◆ Provided material:
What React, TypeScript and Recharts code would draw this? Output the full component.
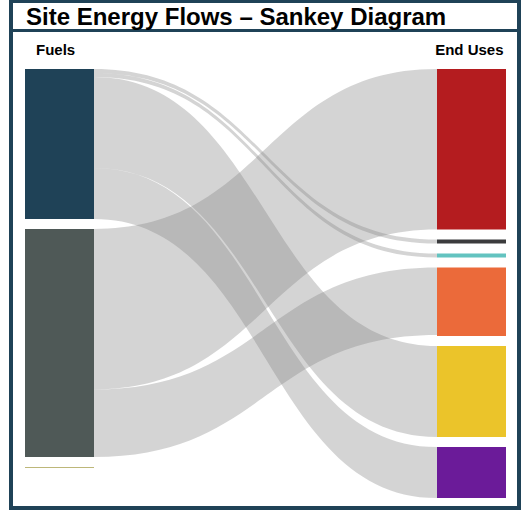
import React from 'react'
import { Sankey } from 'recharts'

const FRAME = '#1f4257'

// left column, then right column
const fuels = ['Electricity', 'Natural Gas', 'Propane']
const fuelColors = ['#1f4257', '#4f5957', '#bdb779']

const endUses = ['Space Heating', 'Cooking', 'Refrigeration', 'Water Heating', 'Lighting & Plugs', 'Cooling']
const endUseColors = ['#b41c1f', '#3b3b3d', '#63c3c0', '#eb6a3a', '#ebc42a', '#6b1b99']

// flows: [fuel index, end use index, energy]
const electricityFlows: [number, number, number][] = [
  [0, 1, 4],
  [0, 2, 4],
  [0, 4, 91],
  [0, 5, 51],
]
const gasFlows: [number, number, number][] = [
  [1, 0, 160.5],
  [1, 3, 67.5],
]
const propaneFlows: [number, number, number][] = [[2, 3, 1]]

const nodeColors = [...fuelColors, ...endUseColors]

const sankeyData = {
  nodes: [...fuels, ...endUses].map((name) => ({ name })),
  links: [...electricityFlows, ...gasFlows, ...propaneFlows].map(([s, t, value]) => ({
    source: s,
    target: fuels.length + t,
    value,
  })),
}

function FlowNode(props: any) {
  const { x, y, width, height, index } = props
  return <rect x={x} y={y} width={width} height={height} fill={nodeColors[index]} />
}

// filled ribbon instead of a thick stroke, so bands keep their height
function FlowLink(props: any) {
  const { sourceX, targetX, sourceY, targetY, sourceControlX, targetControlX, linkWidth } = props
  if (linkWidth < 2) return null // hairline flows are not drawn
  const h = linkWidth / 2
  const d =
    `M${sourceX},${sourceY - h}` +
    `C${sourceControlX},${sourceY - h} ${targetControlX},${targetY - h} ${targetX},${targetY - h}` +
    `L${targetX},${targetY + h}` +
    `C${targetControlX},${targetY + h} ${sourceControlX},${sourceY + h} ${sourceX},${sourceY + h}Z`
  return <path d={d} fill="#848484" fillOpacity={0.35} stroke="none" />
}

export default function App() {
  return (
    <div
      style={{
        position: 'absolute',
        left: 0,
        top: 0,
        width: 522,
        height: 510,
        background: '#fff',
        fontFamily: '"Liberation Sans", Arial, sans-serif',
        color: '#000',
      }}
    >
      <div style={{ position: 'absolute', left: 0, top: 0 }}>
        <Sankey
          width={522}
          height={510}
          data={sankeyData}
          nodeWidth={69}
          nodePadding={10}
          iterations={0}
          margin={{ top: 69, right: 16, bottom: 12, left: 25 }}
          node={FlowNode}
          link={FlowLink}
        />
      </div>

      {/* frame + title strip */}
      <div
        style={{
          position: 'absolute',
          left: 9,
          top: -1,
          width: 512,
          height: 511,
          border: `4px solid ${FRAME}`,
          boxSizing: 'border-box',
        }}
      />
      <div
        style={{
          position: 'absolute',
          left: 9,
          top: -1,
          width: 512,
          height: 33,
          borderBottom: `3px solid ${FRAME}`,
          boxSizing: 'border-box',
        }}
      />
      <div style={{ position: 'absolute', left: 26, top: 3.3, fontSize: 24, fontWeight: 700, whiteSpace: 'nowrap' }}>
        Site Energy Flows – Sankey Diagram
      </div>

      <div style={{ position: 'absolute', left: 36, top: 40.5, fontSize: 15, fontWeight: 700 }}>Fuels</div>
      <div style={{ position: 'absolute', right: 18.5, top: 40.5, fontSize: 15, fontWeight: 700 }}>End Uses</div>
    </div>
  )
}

◆ Brief:
Leave out the pictures. Transcribe only the lines above, from the first through the one that contains "const fuelColors = ['#1f4257', '#4f5957', '#bdb779']".

◆ Output:
What React, TypeScript and Recharts code would draw this? Output the full component.
import React from 'react'
import { Sankey } from 'recharts'

const FRAME = '#1f4257'

// left column, then right column
const fuels = ['Electricity', 'Natural Gas', 'Propane']
const fuelColors = ['#1f4257', '#4f5957', '#bdb779']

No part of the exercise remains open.